The concept itself is pretty simple. The AI trains on your voice, your speaking style, and even your communication preferences. Once it’s set up, the assistant can answer calls when you’re busy, unavailable, or simply unwilling to talk to another unknown number pretending to sell you ‘exclusive investment opportunities.’ Instead of sending every call straight to voicemail, Clone picks up in your voice, figures out what the caller wants, handles the conversation, and sends you a summary afterward.

And the use cases already feel painfully relatable. Rescheduling appointments, calling hotels, dealing with customer support, and confirming bookings — these are all tasks that somehow drain an unreasonable amount of mental energy. Having an AI assistant deal with all that honestly sounds comforting.

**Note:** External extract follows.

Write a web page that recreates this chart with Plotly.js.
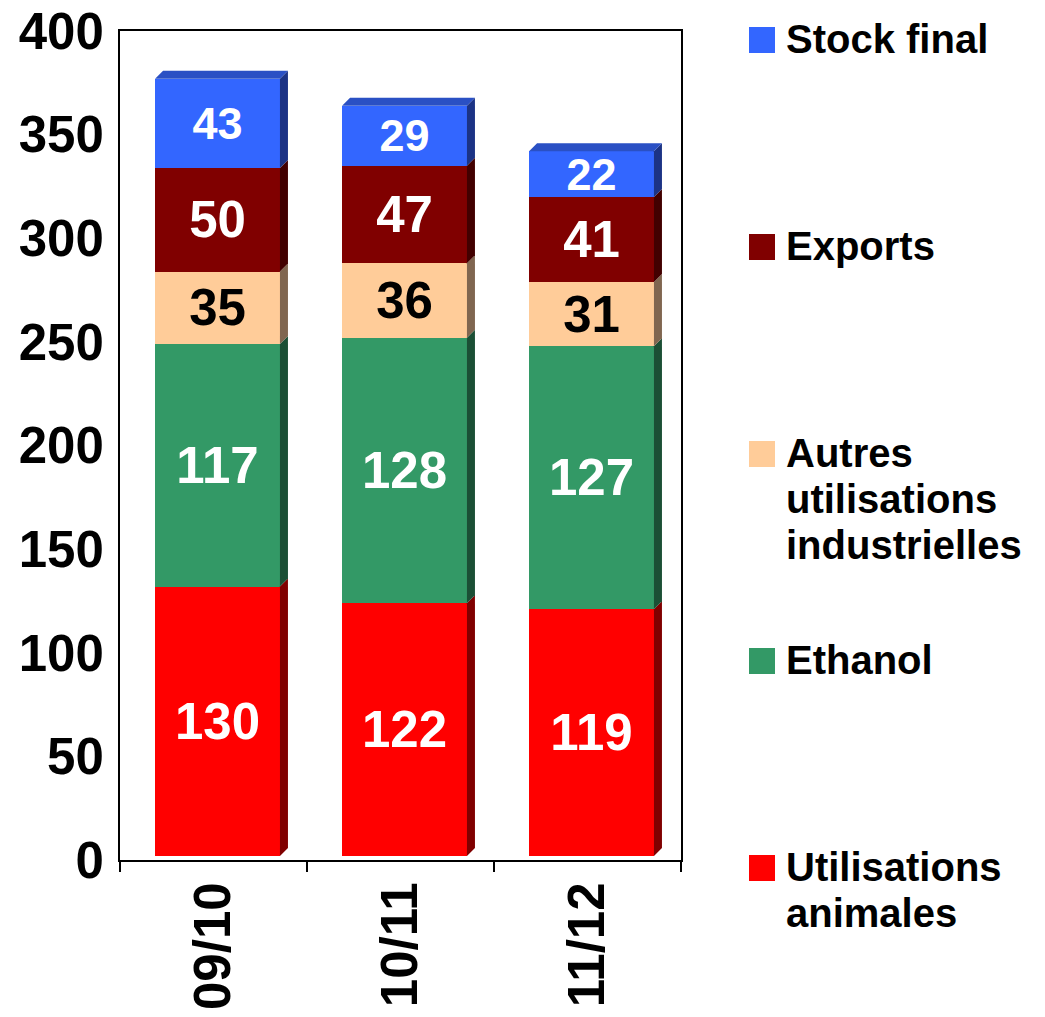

The company says the goal isn’t to replace real conversations entirely. Lyons really wants users to spend more time talking to friends and family while letting AI absorb the endless stream of low-priority calls that nobody enjoys anyway.  There’s also a feature that lets the AI intentionally keep scammers occupied and track how much time it wastes on them.

Right now, Clone is still in beta, so the feature isn’t fully rolled out yet. REALLY uses T-Mobile’s network for its wireless service, and its plans start at $50 per month.

I completely understand the appeal. We already rely on AI to summarize emails, manage schedules, block spam, and even write messages when we don’t feel like typing. So having it handle awkward or painfully long phone calls feels like a pretty natural next step. Because if an AI version of me wants to spend 35 minutes on hold with customer care, I’m more than happy to let it suffer instead.